Acho que a atração de talento internacional ajuda a fixar o talento interno, porque a partir do momento em que trazemos pessoas qualificadas, que vêm desenvolver projetos, isso ajuda a criar oportunidades para aqueles jovens que estão em Portugal. Por outro lado, um aspeto de que porventura não se tem falado muito tem que ver com as pequenas e médias empresas e o baixo nível de qualificações dos gestores. Se temos uma geração que está muito qualificada, mais dificilmente quererá ficar em Portugal se estiver a trabalhar para pessoas que não têm qualificações e que nem sequer compreendem o valor acrescentado de terem a trabalhar consigo pessoas mais qualificadas. Depois, é preciso trabalhar a globalização do mercado de trabalho. Os jovens portugueses saírem é inevitável, já que temos uma geração que está no topo das qualificações na Europa e um país que está nas posições salariais mais baixas. Também temos de trabalhar para que os jovens tenham condições para regressar.

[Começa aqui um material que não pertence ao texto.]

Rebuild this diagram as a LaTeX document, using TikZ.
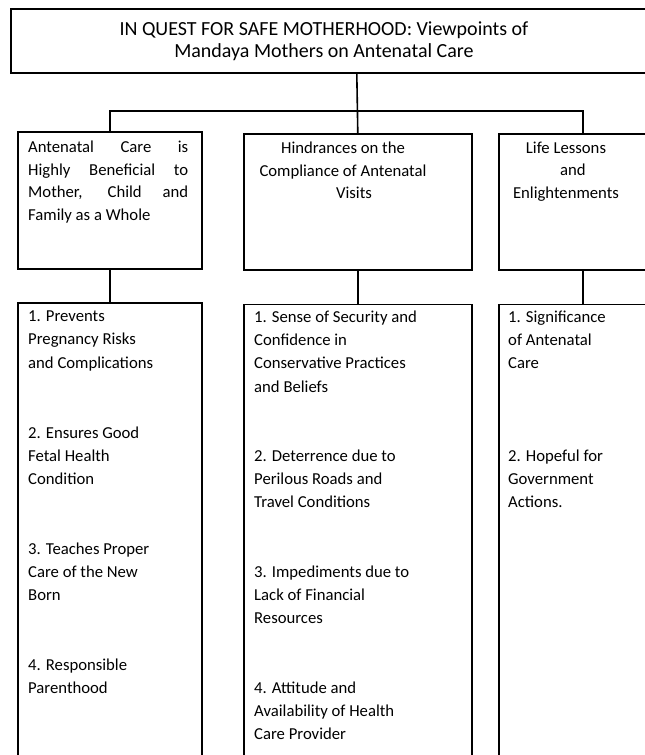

A propósito, o programa Regressar foi um sucesso ou um falhanço, com base nos dados que já se conhecem?

É um bom projeto, mas penso que poderia ser feito bastante mais nesse sentido.

De que modo?

Criando, por exemplo, dentro de uma agência para as migrações, uma dinâmica e um relacionamento com os nossos jovens que estão no exterior. É evidente que o problema salarial é difícil de ultrapassar e implica políticas macroeconómicas. Pode-se trabalhar também na dimensão fiscal e a questão da habitação é um problema gravíssimo. Além de tudo, acho que valeria a pena tirar partido daquilo que o país tem de bom e estabelecer contacto entre as pessoas que estão a sair e as nossas empresas, de modo a criar oportunidades de regresso.

Gonçalo Saraiva Matias, presidente da Fundação Francisco Manuel dos Santos, em entrevista ao ECO - 09FEV24
Gonçalo Saraiva Matias, presidente da Fundação Francisco Manuel dos Santos, em entrevista ao ECO Hugo Amaral/ECO

Disse que os gestores precisam de ter mais qualificações. A quem caberia incentivar esse processo de qualificação e também requalificação?

É preciso conhecer os dados. A fundação está a estudar isso. O pior que pode haver são políticas casuísticas e não informadas. Depois, é claro que há limitações naquilo que a política pública pode fazer. O Estado não pode pura e simplesmente interferir na vida das empresas. Mas é possível certamente criar incentivos positivos, no sentido de as empresas perceberem que têm vantagens em qualificar os seus trabalhadores e gestores, em crescer em escala, em internacionalizar os seus negócios. Portanto, há certamente mecanismos que podem dar um incentivo positivo nesse sentido.

Mecanismos fiscais?

Nomeadamente fiscais e outros incentivos públicos. Financiamentos europeus. Portanto, pode haver mecanismos positivos que favoreçam esta adaptação das nossas empresas.

O nosso mercado de trabalho não é sustentável se não tiver pessoas. Por outro lado, o nosso Estado social não é sustentável como um todo se não tiver pessoas ativas.

Gonçalo Saraiva Matias

Presidente da Fundação Francisco Manuel dos Santos

Na sua opinião, qual o grande desafio do mercado de trabalho, neste momento?

O grande desafio do mercado de trabalho, mas também do país é a demografia. O nosso mercado de trabalho não é sustentável se não tiver pessoas. Por outro lado, o nosso Estado social não é sustentável como um todo se não tiver pessoas ativas, se não tiver uma sociedade vibrante, que produz riqueza para poder distribuir. Esse é o grande desafio que temos e não é de resolução fácil.

E que temas está a Fundação Francisco Manuel dos Santos neste momento a estudar?

A fundação está a estudar temas que têm que ver com a pobreza, com as desigualdades, com a qualidade da democracia, com a corrupção, com o desenvolvimento económico e com as qualificações. São os temas que identificamos como prioritários, neste momento. Ao longo deste ano e do próximo, vamos lançar um conjunto de estudos, mas também de policy papers e de barómetros. Estes dois últimos são inovações que lançámos recentemente. Esperamos conseguir encontrar um conjunto de recomendações sobre estes grandes temas que preocupam os portugueses e que são fundamentais para o nosso desenvolvimento futuro.